Centri sportivi incendiati. Attacchi contro bar e attività commerciali. Auto che vanno a fuoco di notte. Prove che a Milano e dintorni la criminalità organizzata c’è. Ed è attiva. Nonostante fino a un anno fa le istituzioni lo negassero, in testa l’ex sindaco Letizia Moratti. Stamattina l’ultimo atto intimidatorio: una bomba carta contro il portone di un comitato di quartiere in via Lope de Vega, zona Barona, e un proiettile lasciato come ulteriore minaccia. La notizia arriva a Palazzo Marino e interrompe la conferenza stampa in cui i saggi della Comitato antimafia voluta da Giuliano Pisapia annunciano la volontà dell’amministrazione di reagire. Con il massimo impegno.

“Gli episodi che si sono verificati disegnano un contesto preoccupante – dice il presidente del comitato Nando Dalla Chiesa -. Qualcuno vuole condizionare il libero associazionismo, oltre che il commercio. Bisogna saperli difendere e diciamo basta a ogni forma di indifferenza”. Poi un’ammissione: “Certe cose non accadono, se non c’è un contesto compatibile”. Eppure solo venti giorni fa il ministro dell’Interno Anna Maria Cancellieri, in visita a Milano per l’inaugurazione della sede lombarda dell’Agenzia nazionale per l’amministrazione e la destinazione dei beni sequestrati e confiscati alla criminalità organizzata, affermava che in città la mafia esiste, ma non la sua cultura omertosa. Per Dalla Chiesa è importante che la responsabile del Viminale abbia confermato la presenza della criminalità organizzata. Ma le parole della Cancellieri sull’omertà sono state dettate “da un dovere di ospitalità da parte di un ministro invitato nel capoluogo lombardo e da un gesto di riconoscimento della differenza tra Milano e le città in cui la mafia domina storicamente”, aggiunge il presidente del Comitato, di cui fanno parte anche Umberto Ambrosoli, Luca Beltrami Gadola, Giuliano Turone e Maurizio Grigo.

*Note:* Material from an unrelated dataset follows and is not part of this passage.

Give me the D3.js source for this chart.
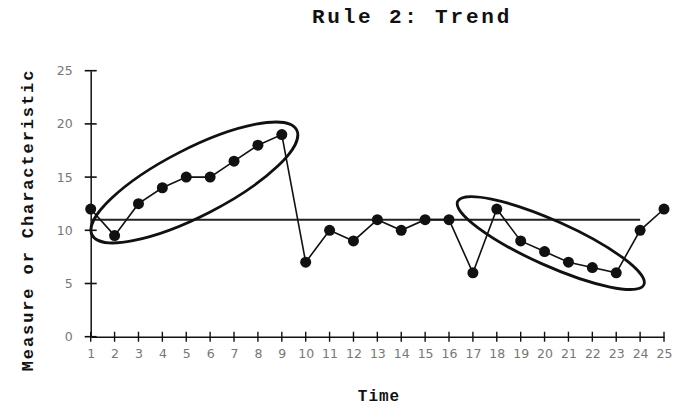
<!DOCTYPE html>
<html>
<head>
<meta charset="utf-8">
<script src="https://cdn.jsdelivr.net/npm/d3@7"></script>
<style>
  html, body { margin: 0; padding: 0; background: #fff; }
  svg { display: block; }
</style>
</head>
<body>
<svg id="chart" width="673" height="405"></svg>
<script>
// ---- data ----
const times = [1,2,3,4,5,6,7,8,9,10,11,12,13,14,15,16,17,18,19,20,21,22,23,24,25];
const values = [12,9.5,12.5,14,15,15,16.5,18,19,7,10,9,11,10,11,11,6,12,9,8,7,6.5,6,10,12];
const yTicks = [0,5,10,15,20,25];
const xTicks = [1,2,3,4,5,6,7,8,9,10,11,12,13,14,15,16,17,18,19,20,21,22,23,24,25];
const centerValue = 11;
const centerSpan = [1, 24];
const trendCenters = [[5.34, 14.5], [20.26, 8.8]];
const titleText = "Rule 2: Trend";
const xLabelText = "Time";
const yLabelText = "Measure or Characteristic";

// ---- drawing ----
const svg = d3.select("#chart");
const x = d3.scaleLinear().domain([1, 25]).range([90.7, 664]);
const y = d3.scaleLinear().domain([0, 25]).range([336.7, 70.7]);

const mono = "'Liberation Mono', 'Courier New', monospace";
const sans = "'DejaVu Sans', Verdana, sans-serif";

// title
svg.append("text").attr("x", 412).attr("y", 23.3).attr("text-anchor", "middle")
  .attr("font-family", mono).attr("font-weight", "bold").attr("font-size", 21)
  .attr("letter-spacing", 2.8).attr("fill", "#111").text(titleText);

// axes
const yAxis = d3.axisLeft(y).tickValues(yTicks).tickSize(0).tickPadding(18);
const gy = svg.append("g").attr("transform", `translate(${x(1)},0)`).call(yAxis);
gy.select(".domain").attr("stroke", "#111").attr("stroke-width", 1.5);
gy.selectAll("text").attr("font-family", sans).attr("font-size", 12.5).attr("fill", "#777");

const xAxis = d3.axisBottom(x).tickValues(xTicks).tickSize(0).tickPadding(12);
const gx = svg.append("g").attr("transform", `translate(0,${y(0)})`).call(xAxis);
gx.select(".domain").attr("stroke", "#111").attr("stroke-width", 1.5);
gx.selectAll("text").attr("font-family", sans).attr("font-size", 12.5).attr("fill", "#777");

// crossing tick marks
svg.append("g").selectAll("line").data(yTicks).join("line")
  .attr("x1", x(1) - 6).attr("x2", x(1) + 6)
  .attr("y1", d => y(d)).attr("y2", d => y(d))
  .attr("stroke", "#111").attr("stroke-width", 1.6);
svg.append("g").selectAll("line").data(xTicks).join("line")
  .attr("x1", d => x(d)).attr("x2", d => x(d))
  .attr("y1", y(0) - 5).attr("y2", y(0) + 5)
  .attr("stroke", "#111").attr("stroke-width", 1.4);

// axis titles
svg.append("text").attr("x", 379).attr("y", 401).attr("text-anchor", "middle")
  .attr("font-family", mono).attr("font-weight", "bold").attr("font-size", 16)
  .attr("letter-spacing", 1).attr("fill", "#111").text(xLabelText);
svg.append("text").attr("transform", "translate(33,220) rotate(-90)").attr("text-anchor", "middle")
  .attr("font-family", mono).attr("font-weight", "bold").attr("font-size", 17)
  .attr("letter-spacing", 1.9).attr("fill", "#111").text(yLabelText);

// center line
svg.append("line")
  .attr("x1", x(centerSpan[0])).attr("x2", x(centerSpan[1]))
  .attr("y1", y(centerValue)).attr("y2", y(centerValue))
  .attr("stroke", "#222").attr("stroke-width", 2);

// data line
const pts = times.map((t, i) => [t, values[i]]);
svg.append("path").datum(pts)
  .attr("d", d3.line().x(d => x(d[0])).y(d => y(d[1])))
  .attr("fill", "none").attr("stroke", "#111").attr("stroke-width", 1.6);

svg.append("g").selectAll("circle").data(pts).join("circle")
  .attr("cx", d => x(d[0])).attr("cy", d => y(d[1])).attr("r", 5.5)
  .attr("fill", "#111");

// trend ellipses
const ellGeom = [{rx: 115, ry: 33.5, rot: -27.2}, {rx: 102, ry: 22.5, rot: 24.1}];
svg.append("g").selectAll("ellipse").data(trendCenters).join("ellipse")
  .attr("transform", (d, i) => `translate(${x(d[0])},${y(d[1])}) rotate(${ellGeom[i].rot})`)
  .attr("rx", (d, i) => ellGeom[i].rx).attr("ry", (d, i) => ellGeom[i].ry)
  .attr("fill", "none").attr("stroke", "#111").attr("stroke-width", 2.8);
</script>
</body>
</html>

Tutti presenti questa mattina in comune, per l’incontro con i presidenti dei Consigli di zona 8 e 9. Che a Milano significano anche quartieri difficili, come Quarto Oggiaro. Dove “nelle ultime settimane c’è stato un aumento di atti intimidatori – denuncia Simone Zambelli, presidente del Consiglio di zona 8 -. Sono quotidiani gli episodi di roghi di auto, segnali storicamente legati al racket”. Atti a cui si aggiunge l’esplosione di una bomba carta che la vigilia di Natale ha mandato in frantumi la vetrina della sede di zona del Pd e del circolo Arci Itaca, da sempre “baluardo di aggregazione sociale e di lotta alla criminalità – spiega Zambelli – in un quartiere permeato da una cultura di omertà e di violenza”. Un attacco simile a quello che hanno subito nell’ultima settimana altre due sedi del Pd, dall’altra parte della città, in via Eustachi e in via Marcona. Danneggiamenti per i quali Dalla Chiesa, escludendo una matrice di tipo politico, dice: “Gli attentati potrebbero essere non mafiosi, ma sono comunque eventi che possono nascere solo in contesti degradati, con illegalità diffusa”.

Milano è anche la città dove un centro sportivo comunale  che era gestito da uomini vicini alla ‘ndrangheta viene incendiato, per poi essere oggetto di altri atti vandalici, l’ultimo dieci giorni fa: è successo a partire dallo scorso ottobre al complesso Ripamonti di via Iseo, un tempo controllato dal clan Flachi. Zona Affori, la stessa dove nella notte tra il 23 e 24 dicembre è stato appiccato un rogo ai campi di calcio in erba sintetica del gruppo sportivo Afforese. “Non sappiamo ancora se dietro questo episodio ci sia la criminalità organizzata”, dice Beatrice Uguccioni, presidente del Consiglio di zona 9. Ma non nega la preoccupazione per un attacco che si va ad aggiungere a quelli di via Iseo, su cui l’ombra delle cosche è più che sospetta e contro cui bisogna alzare la voce. Come i cittadini in marcia nel quartiere hanno fatto lo scorso ottobre. “Perché se mafia e ‘ndrangheta esistono anche a Milano – afferma Uguccioni – si nutrono anche del silenzio e del quieto vivere”.

Dall’ascolto di quanto accade nei diversi quartieri è partita la battaglia del Comitato antimafia. Con una promessa: “Da questo momento omissioni di volontà politica non ce ne sono più”, assicura Beltrami Gadola. Perché la guardia non va abbassata, soprattutto “in un momento di crisi economica che costituisce un terreno fertile per la mafia”.